FELIX GUATTARI
LIGNES DE FUITE
Pour un autre monde de possibles
Editions de l'Aube, 4/11/2011
collection "Monde en cours"
Lignes de fuite, rédigé en 1979-1980 - avant Mille Plateaux - est un ouvrage théorique d’importance. Outre le lexique, la furie néologique et le style de Guattari, reconnaissables à mille lieues («agencements collectifs du désir», «cartes et rhizomes», «reterritorialisation», «accélérations sémiotiques», «schizoanalyse»), on y trouve l’essentiel de sa pensée, dont le label pourrait être celui de transversalité, qui lui fait découvrir des connexions inédites, fabriquer des passerelles et des interactions entre individus, groupes, mouvements, investissements libidinaux, domaines du savoir, pratiques sociales et politiques. Dans la préface, Liane Mozère résume la question que pose Lignes de fuite : «Comment agir dans le capitalisme mondial intégré afin de faire advenir des possibles ?» On devine que, pour y répondre, Guattari ne rédige pas des manifestes politiques.
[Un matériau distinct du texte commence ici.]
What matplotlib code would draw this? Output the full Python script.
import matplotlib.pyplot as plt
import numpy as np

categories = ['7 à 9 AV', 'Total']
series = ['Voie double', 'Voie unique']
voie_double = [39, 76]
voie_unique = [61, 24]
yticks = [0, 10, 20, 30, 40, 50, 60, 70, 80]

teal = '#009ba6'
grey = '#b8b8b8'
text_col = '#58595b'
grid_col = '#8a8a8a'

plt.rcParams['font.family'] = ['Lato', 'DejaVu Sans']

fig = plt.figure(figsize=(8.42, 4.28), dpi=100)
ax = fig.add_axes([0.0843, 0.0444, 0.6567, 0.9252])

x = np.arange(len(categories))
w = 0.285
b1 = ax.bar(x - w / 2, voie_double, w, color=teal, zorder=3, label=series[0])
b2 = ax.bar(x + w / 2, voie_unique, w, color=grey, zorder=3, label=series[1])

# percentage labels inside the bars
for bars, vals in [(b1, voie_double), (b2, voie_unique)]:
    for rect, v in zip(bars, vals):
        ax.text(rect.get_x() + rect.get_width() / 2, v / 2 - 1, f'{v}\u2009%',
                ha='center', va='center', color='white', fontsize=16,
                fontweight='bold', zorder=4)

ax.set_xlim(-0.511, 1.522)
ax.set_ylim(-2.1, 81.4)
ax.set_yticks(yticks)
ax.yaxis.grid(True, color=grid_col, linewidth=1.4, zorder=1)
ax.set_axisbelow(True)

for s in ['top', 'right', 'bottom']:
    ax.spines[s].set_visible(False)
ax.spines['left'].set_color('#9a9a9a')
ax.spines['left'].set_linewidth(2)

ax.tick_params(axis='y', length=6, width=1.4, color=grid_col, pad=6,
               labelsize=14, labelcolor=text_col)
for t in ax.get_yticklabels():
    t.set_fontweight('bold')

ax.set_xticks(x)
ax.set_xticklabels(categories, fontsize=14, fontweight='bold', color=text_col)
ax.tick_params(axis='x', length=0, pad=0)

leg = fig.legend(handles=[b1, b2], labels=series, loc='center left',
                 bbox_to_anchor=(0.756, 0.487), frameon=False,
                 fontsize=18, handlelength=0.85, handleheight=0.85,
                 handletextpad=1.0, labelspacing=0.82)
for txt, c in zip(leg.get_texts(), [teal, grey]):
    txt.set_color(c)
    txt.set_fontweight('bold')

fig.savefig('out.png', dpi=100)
Il démonte ce que Michel Foucault nommait déjà la «microphysique des pouvoirs», la façon «moléculaire» qu’a le pouvoir non seulement d’investir, pour les rendre inaltérables, les institutions politiques, mais aussi la subjectivité, que des règles de langage, des codes, des valeurs, des protocoles assujettissent aussi bien et rendent conformes aux intérêts du pouvoir. Aussi commence-t-il par le «fond» même de cette subjectivité, à savoir l’inconscient, lequel, «ni individuel ni collectif», n’est pas, comme le pensait Lacan, «structuré comme un langage», mais comme «une multiplicité de modes de sémiotisation».